*The request:* Pictures do not belong in your copy. Repeat all the other data exactly.

*Supplied information:*
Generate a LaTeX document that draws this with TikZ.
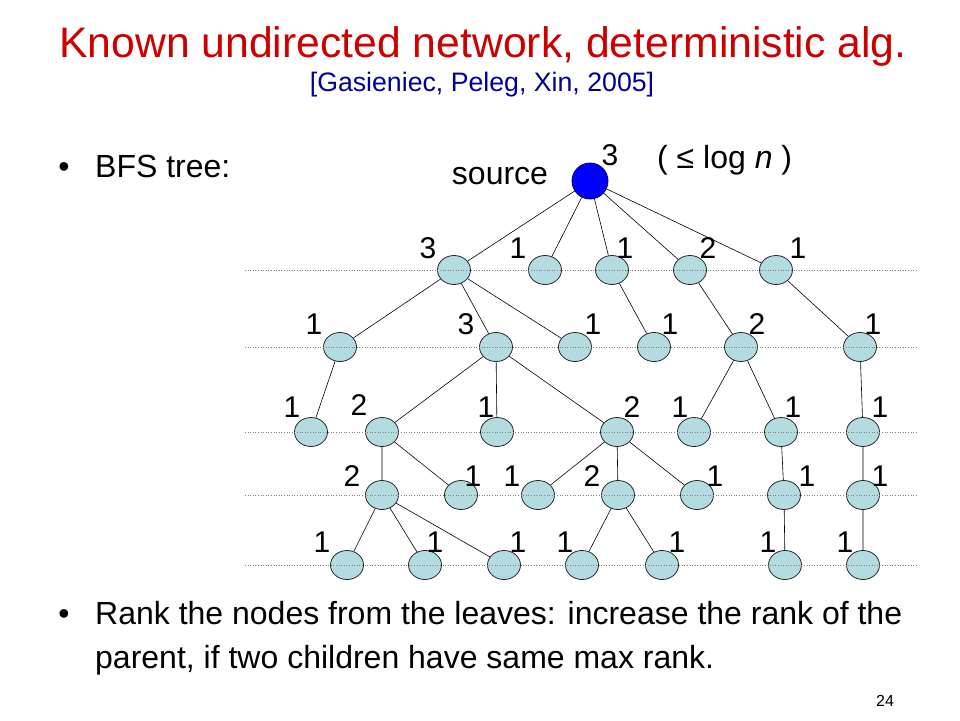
\documentclass[tikz,border=0pt]{standalone}
\usepackage{fontspec}
\setmainfont{Liberation Sans}
\usetikzlibrary{shapes.geometric}
\definecolor{titlered}{RGB}{204,0,0}
\definecolor{citeblue}{RGB}{0,0,153}
\definecolor{nodeblue}{RGB}{180,220,224}
\definecolor{srcblue}{RGB}{0,0,255}
\begin{document}
\begin{tikzpicture}[x=1pt,y=-1pt,
    vert/.style={draw=black!85,fill=nodeblue,ellipse,minimum width=33pt,minimum height=29pt,inner sep=0pt,line width=0.8pt},
    src/.style={draw=black!60!blue,fill=srcblue,circle,minimum size=36pt,inner sep=0pt,line width=0.8pt},
    num/.style={font=\fontsize{30}{34}\selectfont,inner sep=0pt},
    txt/.style={font=\fontsize{32}{38}\selectfont,inner sep=0pt,anchor=base west},
    level/.style={gray,dotted,line width=0.6pt},
    link/.style={line width=0.6pt}]
  \useasboundingbox (0,0) rectangle (960,720);

  \node [font=\fontsize{42.7}{48}\selectfont,text=titlered,anchor=base] (title) at (483,57) {Known undirected network, deterministic alg.};
  \node [font=\fontsize{26.7}{30}\selectfont,text=citeblue,anchor=base] (cite) at (482,91) {[Gasieniec, Peleg, Xin, 2005]};
  \node [txt,anchor=base] (dot1) at (64,177) {•};
  \node [txt] (bfs) at (95,177) {BFS tree:};

  % the tree, level by level
  \node [src] (s) at (590,181) {};
  \node [txt,anchor=base] (srcname) at (500,184) {source};
  \node [txt] (bound) at (657,168) {( ≤ log \textit{n} )};

  \node [vert] (a1) at (454,270) {};
  \node [vert] (a2) at (545,270) {};
  \node [vert] (a3) at (612,270) {};
  \node [vert] (a4) at (690,270) {};
  \node [vert] (a5) at (776,270) {};

  \node [vert] (b1) at (340,347) {};
  \node [vert] (b2) at (496,347) {};
  \node [vert] (b3) at (575,347) {};
  \node [vert] (b4) at (654,347) {};
  \node [vert] (b5) at (741,347) {};
  \node [vert] (b6) at (860,347) {};

  \node [vert] (c1) at (311,432) {};
  \node [vert] (c2) at (382,432) {};
  \node [vert] (c3) at (497,432) {};
  \node [vert] (c4) at (617,432) {};
  \node [vert] (c5) at (694,432) {};
  \node [vert] (c6) at (781,432) {};
  \node [vert] (c7) at (863,432) {};

  \node [vert] (d1) at (382,495) {};
  \node [vert] (d2) at (461,495) {};
  \node [vert] (d3) at (538,495) {};
  \node [vert] (d4) at (618,495) {};
  \node [vert] (d5) at (697,495) {};
  \node [vert] (d6) at (784,495) {};
  \node [vert] (d7) at (863,495) {};

  \node [vert] (e1) at (347,565) {};
  \node [vert] (e2) at (425,565) {};
  \node [vert] (e3) at (504,565) {};
  \node [vert] (e4) at (582,565) {};
  \node [vert] (e5) at (662,565) {};
  \node [vert] (e6) at (785,565) {};
  \node [vert] (e7) at (863,565) {};

  \draw [link] (s) -- (a1) (s) -- (a2) (s) -- (a3) (s) -- (a4) (s) -- (a5);
  \draw [link] (a1) -- (b1) (a1) -- (b2) (a1) -- (b3) (a3) -- (b4) (a4) -- (b5) (a5) -- (b6);
  \draw [link] (b1) -- (c1) (b2) -- (c2) (b2) -- (c3) (b2) -- (c4) (b5) -- (c5) (b5) -- (c6) (b6) -- (c7);
  \draw [link] (c2) -- (d1) (c2) -- (d2) (c4) -- (d3) (c4) -- (d4) (c4) -- (d5) (c6) -- (d6) (c7) -- (d7);
  \draw [link] (d1) -- (e1) (d1) -- (e2) (d1) -- (e3) (d4) -- (e4) (d4) -- (e5) (d6) -- (e6) (d7) -- (e7);

  \foreach \y in {270,347,432,495,565}
    \draw [level] (245,\y) -- (918,\y);

  % ranks
  \node [num] (r-s) at (610,155) {3};
  \node [num] (r-a1) at (428,248) {3};
  \node [num] (r-a2) at (518,248) {1};
  \node [num] (r-a3) at (625,248) {1};
  \node [num] (r-a4) at (708,248) {2};
  \node [num] (r-a5) at (798,248) {1};
  \node [num] (r-b1) at (314,324) {1};
  \node [num] (r-b2) at (466,324) {3};
  \node [num] (r-b3) at (593,324) {1};
  \node [num] (r-b4) at (670,324) {1};
  \node [num] (r-b5) at (757,324) {2};
  \node [num] (r-b6) at (873,324) {1};
  \node [num] (r-c1) at (292,407) {1};
  \node [num] (r-c2) at (359,405) {2};
  \node [num] (r-c3) at (486,407) {1};
  \node [num] (r-c4) at (632,407) {2};
  \node [num] (r-c5) at (680,407) {1};
  \node [num] (r-c6) at (793,407) {1};
  \node [num] (r-c7) at (880,407) {1};
  \node [num] (r-d1) at (352,476) {2};
  \node [num] (r-d2) at (473,476) {1};
  \node [num] (r-d3) at (512,476) {1};
  \node [num] (r-d4) at (592,476) {2};
  \node [num] (r-d5) at (715,476) {1};
  \node [num] (r-d6) at (807,476) {1};
  \node [num] (r-d7) at (880,476) {1};
  \node [num] (r-e1) at (322,542) {1};
  \node [num] (r-e2) at (435,542) {1};
  \node [num] (r-e3) at (518,542) {1};
  \node [num] (r-e4) at (565,542) {1};
  \node [num] (r-e5) at (677,542) {1};
  \node [num] (r-e6) at (768,542) {1};
  \node [num] (r-e7) at (845,542) {1};

  \node [txt,anchor=base] (dot2) at (64,624) {•};
  \node [txt] (rank1) at (95,624) {Rank the nodes from the leaves: increase the rank of the};
  \node [txt] (rank2) at (95,668) {parent, if two children have same max rank.};
  \node [font=\fontsize{16}{18}\selectfont,anchor=base] (page) at (885,706) {24};
\end{tikzpicture}
\end{document}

*Solution for this problem:*
Generate a LaTeX document that draws this with TikZ.
\documentclass[tikz,border=0pt]{standalone}
\usepackage{fontspec}
\setmainfont{Liberation Sans}
\usetikzlibrary{shapes.geometric}
\definecolor{titlered}{RGB}{204,0,0}
\definecolor{citeblue}{RGB}{0,0,153}
\definecolor{nodeblue}{RGB}{180,220,224}
\definecolor{srcblue}{RGB}{0,0,255}
\begin{document}
\begin{tikzpicture}[x=1pt,y=-1pt,
    vert/.style={draw=black!85,fill=nodeblue,ellipse,minimum width=33pt,minimum height=29pt,inner sep=0pt,line width=0.8pt},
    src/.style={draw=black!60!blue,fill=srcblue,circle,minimum size=36pt,inner sep=0pt,line width=0.8pt},
    num/.style={font=\fontsize{30}{34}\selectfont,inner sep=0pt},
    txt/.style={font=\fontsize{32}{38}\selectfont,inner sep=0pt,anchor=base west},
    level/.style={gray,dotted,line width=0.6pt},
    link/.style={line width=0.6pt}]
  \useasboundingbox (0,0) rectangle (960,720);

  \node [font=\fontsize{42.7}{48}\selectfont,text=titlered,anchor=base] (title) at (483,57) {Known undirected network, deterministic alg.};
  \node [font=\fontsize{26.7}{30}\selectfont,text=citeblue,anchor=base] (cite) at (482,91) {[Gasieniec, Peleg, Xin, 2005]};
  \node [txt,anchor=base] (dot1) at (64,177) {•};
  \node [txt] (bfs) at (95,177) {BFS tree:};

  % the tree, level by level
  \node [src] (s) at (590,181) {};
  \node [txt,anchor=base] (srcname) at (500,184) {source};
  \node [txt] (bound) at (657,168) {( ≤ log \textit{n} )};

  \node [vert] (a1) at (454,270) {};
  \node [vert] (a2) at (545,270) {};
  \node [vert] (a3) at (612,270) {};
  \node [vert] (a4) at (690,270) {};
  \node [vert] (a5) at (776,270) {};

  \node [vert] (b1) at (340,347) {};
  \node [vert] (b2) at (496,347) {};
  \node [vert] (b3) at (575,347) {};
  \node [vert] (b4) at (654,347) {};
  \node [vert] (b5) at (741,347) {};
  \node [vert] (b6) at (860,347) {};

  \node [vert] (c1) at (311,432) {};
  \node [vert] (c2) at (382,432) {};
  \node [vert] (c3) at (497,432) {};
  \node [vert] (c4) at (617,432) {};
  \node [vert] (c5) at (694,432) {};
  \node [vert] (c6) at (781,432) {};
  \node [vert] (c7) at (863,432) {};

  \node [vert] (d1) at (382,495) {};
  \node [vert] (d2) at (461,495) {};
  \node [vert] (d3) at (538,495) {};
  \node [vert] (d4) at (618,495) {};
  \node [vert] (d5) at (697,495) {};
  \node [vert] (d6) at (784,495) {};
  \node [vert] (d7) at (863,495) {};

  \node [vert] (e1) at (347,565) {};
  \node [vert] (e2) at (425,565) {};
  \node [vert] (e3) at (504,565) {};
  \node [vert] (e4) at (582,565) {};
  \node [vert] (e5) at (662,565) {};
  \node [vert] (e6) at (785,565) {};
  \node [vert] (e7) at (863,565) {};

  \draw [link] (s) -- (a1) (s) -- (a2) (s) -- (a3) (s) -- (a4) (s) -- (a5);
  \draw [link] (a1) -- (b1) (a1) -- (b2) (a1) -- (b3) (a3) -- (b4) (a4) -- (b5) (a5) -- (b6);
  \draw [link] (b1) -- (c1) (b2) -- (c2) (b2) -- (c3) (b2) -- (c4) (b5) -- (c5) (b5) -- (c6) (b6) -- (c7);
  \draw [link] (c2) -- (d1) (c2) -- (d2) (c4) -- (d3) (c4) -- (d4) (c4) -- (d5) (c6) -- (d6) (c7) -- (d7);
  \draw [link] (d1) -- (e1) (d1) -- (e2) (d1) -- (e3) (d4) -- (e4) (d4) -- (e5) (d6) -- (e6) (d7) -- (e7);

  \foreach \y in {270,347,432,495,565}
    \draw [level] (245,\y) -- (918,\y);

  % ranks
  \node [num] (r-s) at (610,155) {3};
  \node [num] (r-a1) at (428,248) {3};
  \node [num] (r-a2) at (518,248) {1};
  \node [num] (r-a3) at (625,248) {1};
  \node [num] (r-a4) at (708,248) {2};
  \node [num] (r-a5) at (798,248) {1};
  \node [num] (r-b1) at (314,324) {1};
  \node [num] (r-b2) at (466,324) {3};
  \node [num] (r-b3) at (593,324) {1};
  \node [num] (r-b4) at (670,324) {1};
  \node [num] (r-b5) at (757,324) {2};
  \node [num] (r-b6) at (873,324) {1};
  \node [num] (r-c1) at (292,407) {1};
  \node [num] (r-c2) at (359,405) {2};
  \node [num] (r-c3) at (486,407) {1};
  \node [num] (r-c4) at (632,407) {2};
  \node [num] (r-c5) at (680,407) {1};
  \node [num] (r-c6) at (793,407) {1};
  \node [num] (r-c7) at (880,407) {1};
  \node [num] (r-d1) at (352,476) {2};
  \node [num] (r-d2) at (473,476) {1};
  \node [num] (r-d3) at (512,476) {1};
  \node [num] (r-d4) at (592,476) {2};
  \node [num] (r-d5) at (715,476) {1};
  \node [num] (r-d6) at (807,476) {1};
  \node [num] (r-d7) at (880,476) {1};
  \node [num] (r-e1) at (322,542) {1};
  \node [num] (r-e2) at (435,542) {1};
  \node [num] (r-e3) at (518,542) {1};
  \node [num] (r-e4) at (565,542) {1};
  \node [num] (r-e5) at (677,542) {1};
  \node [num] (r-e6) at (768,542) {1};
  \node [num] (r-e7) at (845,542) {1};

  \node [txt,anchor=base] (dot2) at (64,624) {•};
  \node [txt] (rank1) at (95,624) {Rank the nodes from the leaves: increase the rank of the};
  \node [txt] (rank2) at (95,668) {parent, if two children have same max rank.};
  \node [font=\fontsize{16}{18}\selectfont,anchor=base] (page) at (885,706) {24};
\end{tikzpicture}
\end{document}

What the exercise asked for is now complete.